Copyright 2023 Travis J. West, https://traviswest.ca, Input Devices and Music Interaction Laboratory (IDMIL), Centre for Interdisciplinary Research in Music Media and Technology (CIRMMT), McGill University, Montréal, Canada, and Univ. Lille, Inria, CNRS, Centrale Lille, UMR 9189 CRIStAL, F-59000 Lille, France

SPDX-License-Identifier: MIT

Motivation

As outlined in the CLI binding, some bindings may require to accept textual input, such as from a serial UART device or the standard input given by an operating system. As with the logging plugin we would like to provide a plugin type that compenents can use easily, and that binding authors can easily port to different environments. The plugin design described here borrows much of its design thinking from the basic logger, which was implemented first.

Design Thinking

It is simplest for the plugin client if it is in control of the thread of execution, which means that we can rule out a push-based strategy where the reader calls on the client when input is available, and we're instead required to employ a pull-based approach where the plugin client requests the next available character or characters when it needs them.

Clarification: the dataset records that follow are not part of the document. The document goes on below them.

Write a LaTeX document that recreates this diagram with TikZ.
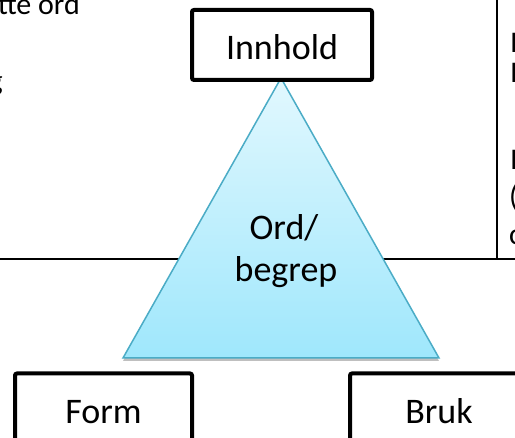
\documentclass[tikz,border=0pt]{standalone}
\usepackage{fontspec}
\setmainfont{Carlito}
\usetikzlibrary{shadows}
\definecolor{triedge}{HTML}{4BACC6}
\definecolor{tritop}{HTML}{E2F8FE}
\definecolor{tribot}{HTML}{9FE7FC}
\begin{document}
\begin{tikzpicture}[x=1pt,y=-1pt,
  labelbox/.style={draw=black,line width=4pt,rounded corners=2pt,minimum width=177pt,
    minimum height=70pt,inner sep=0pt,fill=white,text height=30pt,text depth=0pt,
    font=\fontsize{36}{42}\selectfont},
  bigtext/.style={inner sep=0pt,anchor=base,font=\fontsize{36}{42}\selectfont},
  sidetext/.style={font=\fontsize{30}{36}\selectfont,inner sep=0pt,anchor=base west},
  rule/.style={draw=black,line width=2pt}]
\useasboundingbox (0,0) rectangle (515,438);
\clip (0,0) rectangle (515,438);
\fill[white] (0,0) rectangle (515,438);
% frame lines
\coordinate (hl) at (0,259);
\coordinate (hr) at (515,259);
\coordinate (vt) at (496.5,-2);
\coordinate (vb) at (496.5,259);
\draw[rule] (hl) -- (hr);
\draw[rule] (vt) -- (vb);
% side texts (cut off)
\node[sidetext,anchor=base east] (tl1) at (80,15) {tte ord};
\node[sidetext,anchor=base east] (tl2) at (3,91) {g};
\node[sidetext] (r1) at (510,53) {I};
\node[sidetext] (r2) at (510,83) {I};
\node[sidetext] (r3) at (510,170) {I};
\node[sidetext] (r4) at (509,207) {(};
\node[sidetext] (r5) at (509,245) {c};
% triangle
\coordinate (apex) at (281,78);
\coordinate (bl) at (123,358);
\coordinate (br) at (439,358);
\path[draw=triedge,line width=1.5pt,top color=tritop,bottom color=tribot,
  drop shadow={shadow xshift=0pt,shadow yshift=-3pt,opacity=0.25,fill=black}]
  (apex) -- (bl) -- (br) -- cycle;
\node[bigtext] (ord1) at (284,240) {Ord/};
\node[bigtext] (ord2) at (286,282) {begrep};
% boxes
\node[labelbox,minimum width=180pt] (innhold) at (282,45) {Innhold};
\node[labelbox] (form) at (103.5,408.5) {Form};
\node[labelbox,minimum width=178pt] (bruk) at (439,408.5) {Bruk};
\end{tikzpicture}
\end{document}
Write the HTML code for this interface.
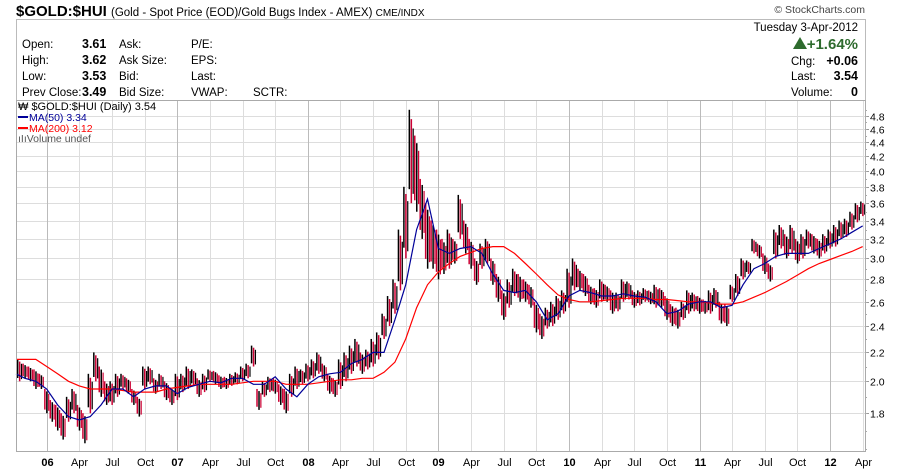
<!DOCTYPE html>
<html><head><meta charset="utf-8">
<style>
body{margin:0;background:#fff;width:900px;height:469px;overflow:hidden;font-family:"Liberation Sans",sans-serif;}
svg text{font-family:"Liberation Sans",sans-serif;}
</style></head>
<body>
<svg id="chart" width="900" height="469" xmlns="http://www.w3.org/2000/svg">
<text x="16" y="16" font-size="15" font-weight="bold" fill="#000">$GOLD:$HUI <tspan font-size="11.5" font-weight="normal">(Gold - Spot Price (EOD)/Gold Bugs Index - AMEX) </tspan><tspan font-size="10" font-weight="normal">CME/INDX</tspan></text>
<text x="865" y="13" font-size="10.5" fill="#444" text-anchor="end">© StockCharts.com</text>
<rect x="16.5" y="19.5" width="849" height="81" fill="none" stroke="#bbb"/>
<g font-size="11.5" fill="#000">
<text x="22" y="48">Open:</text><text x="82" y="48" font-weight="bold" font-size="12.5">3.61</text><text x="119" y="48">Ask:</text><text x="191" y="48">P/E:</text>
<text x="22" y="64">High:</text><text x="82" y="64" font-weight="bold" font-size="12.5">3.62</text><text x="119" y="64">Ask Size:</text><text x="191" y="64">EPS:</text>
<text x="22" y="80">Low:</text><text x="82" y="80" font-weight="bold" font-size="12.5">3.53</text><text x="119" y="80">Bid:</text><text x="191" y="80">Last:</text>
<text x="22" y="96">Prev Close:</text><text x="82" y="96" font-weight="bold" font-size="12.5">3.49</text><text x="119" y="96">Bid Size:</text><text x="191" y="96">VWAP:</text><text x="253" y="96">SCTR:</text>
<text x="858" y="31" text-anchor="end">Tuesday  3-Apr-2012</text>
<polygon points="793,49 800,37 807,49" fill="#2e6b2e"/>
<text x="858" y="49" text-anchor="end" font-size="15" font-weight="bold" fill="#2e6b2e">+1.64%</text>
<text x="791" y="65">Chg:</text><text x="858" y="65" text-anchor="end" font-weight="bold" font-size="12.5">+0.06</text>
<text x="791" y="80">Last:</text><text x="858" y="80" text-anchor="end" font-weight="bold" font-size="12.5">3.54</text>
<text x="791" y="96">Volume:</text><text x="858" y="96" text-anchor="end" font-weight="bold" font-size="12.5">0</text>
</g>
<g id="grid"></g>
<g id="bars"></g>
<g id="lines"></g>
<g id="axes"></g>
<rect x="16.5" y="100.5" width="849" height="351" fill="none" stroke="#aaa"/>
<g font-size="11">
<text x="18" y="110" fill="#000" font-family="Liberation Mono,monospace" font-size="11">₩ $GOLD:$HUI (Daily) 3.54</text>
<line x1="18" y1="117" x2="28" y2="117" stroke="#000099" stroke-width="2"/>
<text x="29" y="121" fill="#000099" font-size="10.5">MA(50) 3.34</text>
<line x1="18" y1="128" x2="28" y2="128" stroke="#ff0000" stroke-width="2"/>
<text x="29" y="132" fill="#ff0000" font-size="10.5">MA(200) 3.12</text>
<text x="18" y="142" fill="#555" font-size="10.5">ıIıVolume undef</text>
</g>
</svg>
<script>
// half-month bars starting mid-Oct 2005 (month index -2.5)
const barLow = [2.0,2.02,2.0,1.95,1.95,1.8,1.75,1.7,1.65,1.75,1.8,1.7,1.63,1.8,2.0,1.9,1.85,1.85,1.9,1.95,1.92,1.85,1.78,1.95,1.98,1.92,1.95,1.88,1.85,
1.88,1.93,1.95,1.97,1.9,1.93,2.0,1.98,1.95,1.95,1.97,1.98,2.0,2.02,2.1,1.82,1.9,1.93,1.92,1.85,1.8,1.9,1.95,1.98,
2.0,2.02,2.05,2.0,1.92,1.9,1.95,2.0,2.05,2.1,2.05,2.08,2.1,2.15,2.3,2.4,2.5,2.7,3.0,3.6,3.5,3.2,2.9,2.9,
2.8,2.85,2.9,2.95,3.2,3.05,2.9,2.75,2.9,2.95,2.75,2.6,2.45,2.55,2.65,2.6,2.6,2.55,2.35,2.3,2.38,2.4,2.45,2.5,
2.55,2.7,2.7,2.65,2.58,2.55,2.6,2.6,2.5,2.52,2.6,2.62,2.55,2.57,2.6,2.58,2.55,2.55,2.45,2.4,2.38,2.45,2.5,2.52,
2.5,2.5,2.5,2.55,2.42,2.4,2.6,2.65,2.8,2.85,3.05,3.0,2.85,2.78,3.0,3.1,3.0,3.05,2.95,3.0,3.1,3.05,3.0,3.05,
3.1,3.12,3.2,3.22,3.3,3.38,3.45];
const barHigh = [2.15,2.12,2.1,2.08,2.05,1.95,1.88,1.85,1.8,1.9,1.95,1.85,1.8,2.05,2.2,2.1,2.0,2.0,2.05,2.05,2.02,1.95,1.9,2.1,2.1,2.02,2.05,2.0,1.96,
2.05,2.05,2.1,2.08,2.02,2.05,2.08,2.07,2.04,2.03,2.05,2.06,2.1,2.12,2.25,1.95,2.0,2.03,2.02,1.98,1.95,2.05,2.1,2.08,
2.12,2.15,2.2,2.12,2.05,2.02,2.15,2.2,2.25,2.3,2.2,2.22,2.3,2.35,2.5,2.65,2.8,3.3,3.8,4.9,4.5,3.9,3.6,3.4,
3.3,3.2,3.3,3.2,3.7,3.4,3.2,3.0,3.15,3.2,3.0,2.85,2.7,2.8,2.9,2.85,2.8,2.75,2.6,2.5,2.55,2.6,2.65,2.7,
2.9,3.0,2.9,2.85,2.75,2.72,2.8,2.75,2.7,2.68,2.8,2.78,2.7,2.7,2.72,2.7,2.75,2.72,2.65,2.58,2.55,2.6,2.7,2.68,
2.65,2.62,2.7,2.72,2.6,2.58,2.75,2.85,3.0,2.98,3.2,3.15,3.05,2.95,3.3,3.35,3.25,3.35,3.2,3.25,3.3,3.25,3.2,3.25,
3.3,3.35,3.4,3.42,3.5,3.6,3.62];
// monthly moving averages starting Oct 2005 (month index -3)
const ma50 = [2.05,2.02,2.0,1.95,1.85,1.78,1.76,1.78,1.85,1.95,1.95,1.9,1.95,1.97,1.97,1.92,1.96,1.98,2.0,1.99,2.02,2.02,1.98,1.98,2.03,1.95,1.9,
1.98,2.03,2.05,2.06,2.12,2.15,2.2,2.2,2.45,2.75,3.3,3.65,3.1,3.05,3.1,3.12,3.05,2.85,2.7,2.68,2.7,2.6,2.45,2.5,
2.65,2.7,2.68,2.65,2.65,2.67,2.65,2.64,2.6,2.5,2.52,2.58,2.6,2.6,2.55,2.57,2.75,2.9,2.95,3.02,3.05,3.05,3.05,3.1,3.15,3.2,3.27,3.34];
const ma200 = [2.15,2.15,2.15,2.1,2.05,2.0,1.97,1.95,1.95,1.95,1.94,1.93,1.93,1.93,1.95,1.96,1.97,1.98,1.98,1.98,1.98,1.99,2.0,2.0,2.0,1.98,1.98,
1.98,1.99,2.0,2.01,2.01,2.02,2.02,2.06,2.13,2.3,2.55,2.75,2.87,2.95,3.02,3.06,3.1,3.12,3.12,3.05,2.95,2.85,2.75,2.66,
2.62,2.6,2.6,2.61,2.62,2.63,2.63,2.63,2.62,2.62,2.61,2.6,2.6,2.59,2.58,2.58,2.6,2.64,2.68,2.73,2.78,2.84,2.9,2.95,2.99,3.03,3.07,3.12];
const yTicks = [1.8,2.0,2.2,2.4,2.6,2.8,3.0,3.2,3.4,3.6,3.8,4.0,4.2,4.4,4.6,4.8];
const xLabels = ["06","Apr","Jul","Oct","07","Apr","Jul","Oct","08","Apr","Jul","Oct","09","Apr","Jul","Oct","10","Apr","Jul","Oct","11","Apr","Jul","Oct","12","Apr"];

const NS="http://www.w3.org/2000/svg";
const X0=46.7, PXM=10.88, Y2=381.3, K=303, LEFT=16, RIGHT=865, TOP=100, BOT=451;
function xScale(m){return X0+m*PXM;}
function yScale(v){return Y2-K*Math.log(v/2);}
function mk(tag,parent,attrs){const e=document.createElementNS(NS,tag);for(const k in attrs)e.setAttribute(k,attrs[k]);parent.appendChild(e);return e;}
const grid=document.getElementById('grid'),bars=document.getElementById('bars'),lines=document.getElementById('lines'),axes=document.getElementById('axes');

yTicks.forEach(v=>{
  const y=Math.round(yScale(v))+0.5;
  const g=mk('line',grid,{x1:LEFT,x2:RIGHT,y1:y,y2:y,stroke:'#ddd'});
  
  
  const t=mk('text',axes,{x:870,y:y+4,'font-size':'10.5',fill:'#000'});
  t.textContent=v.toFixed(1);
  
  
  mk('line',axes,{x1:RIGHT,x2:RIGHT+4,y1:y,y2:y,stroke:'#999'});
});
for(let v=1.6;v<=4.9;v+=0.1){const y=Math.round(yScale(v))+0.5;if(y>TOP&&y<BOT)mk('line',axes,{x1:RIGHT,x2:RIGHT+2,y1:y,y2:y,stroke:'#aaa'});}

xLabels.forEach((lab,i)=>{
  const m=i*3, x=Math.round(xScale(m))+0.5, yr=(i%4===0);
  const g=mk('line',grid,{x1:x,x2:x,y1:TOP,y2:BOT,stroke:yr?'#bbb':'#ddd'});
  
  
  const t=mk('text',axes,{x:x,y:466,'font-size':'11','text-anchor':'middle',fill:'#000','font-weight':yr?'bold':'normal'});
  t.textContent=lab;
  
  
});

let prevMid=null;
barLow.forEach((lo,i)=>{
  const hi=barHigh[i], m=-2.5+i*0.5, x=xScale(m);
  const mid=(lo+hi)/2, up=prevMid===null||mid>=prevMid; prevMid=mid;
  const y1=yScale(hi), y2=yScale(lo), h=y2-y1;
  const r=mk('rect',bars,{x:x-2.6,y:y1,width:1.5,height:Math.max(1,h*0.85),fill:up?'#000':'#cc0033'});
  
  
  const r2=mk('rect',bars,{x:x-0.6,y:y1+h*0.1,width:1.5,height:Math.max(1,h*0.9),fill:up?'#cc0033':'#000'});
  
  
  const r3=mk('rect',bars,{x:x+1.4,y:y1+h*0.2,width:1.2,height:Math.max(1,h*0.7),fill:up?'#000':'#cc0033'});
  
  
});

function line(arr,color,name){
  const pts=arr.map((v,i)=>[Math.max(LEFT,xScale(-3+i)),yScale(v)]);
  const p=mk('polyline',lines,{points:pts.map(p=>p[0].toFixed(1)+','+p[1].toFixed(1)).join(' '),fill:'none',stroke:color,'stroke-width':'1.2'});
  
  
}
line(ma200,'#ff0000','ma200-line');
line(ma50,'#000099','ma50-line');
</script>
</body></html>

Given the pull-based approach, the plugin has to decide what to do about the possibility that new input may not be available when the client is ready for it. There are essentially two options: blocking and non-blocking. We're concerned with retaining deterministic timing behaviors, so that rules out a blocking approach where the plugin stalls execution until input becomes available inf situations where a request for input is made before input is available. Instead, we will adopt a non-blocking approach.

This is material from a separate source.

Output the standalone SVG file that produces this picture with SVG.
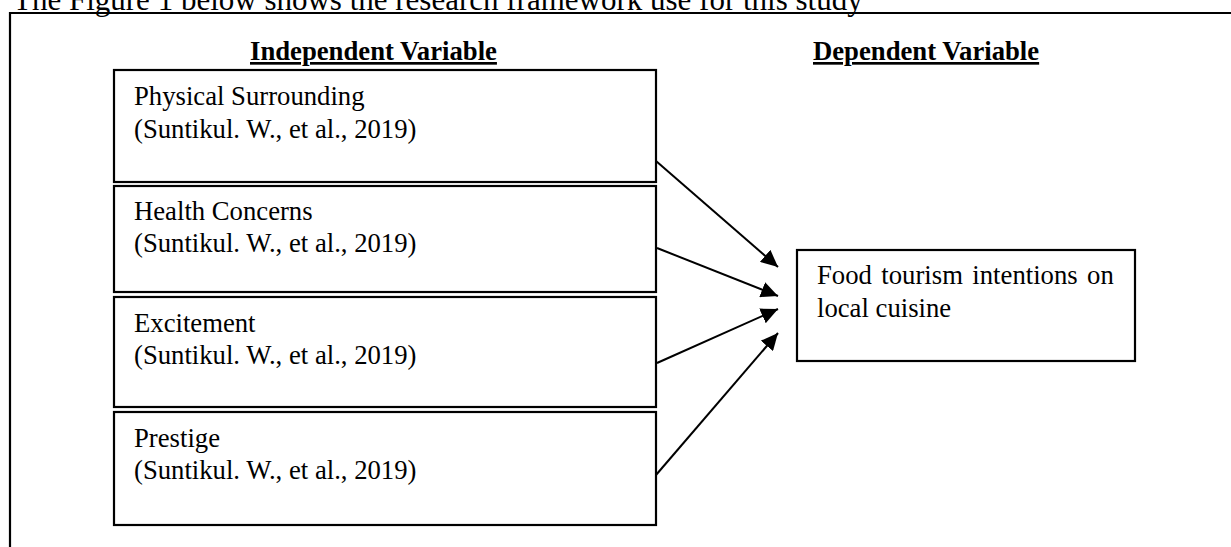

Given the non-blocking approach, the plugin has to decide how to signal that input is not available. A strategy using std::optional is certainly possible, e.g.:

while(reader().and_then([&](auto& char_in) {process(char_in);})) {}

But we opt for a more idiomatically C++ flavoured strategy where the client checks if input is available, and then proceed to consume it so long as it remains available, something like the following:

while(reader.ready()) process(reader.getchar());

Technically we could also consider employing an approach using callbacks, where the plugin client registers a function that should be called when input becomes available, but this would be somewhat more complex to implement and use, so we stick with a simpler non-blocking approach. This gives us the following plan:

#pragma once
namespace sygaldry { namespace bindings {
struct BasicReader
{
[[no_unique_address]] getter get;
bool ready()
{
// check if input is available
}
char getchar()
{
// return one character of available input
}
};
} }

Basic readers are implemented for testing and for platforms with cstdio support in seperate documents.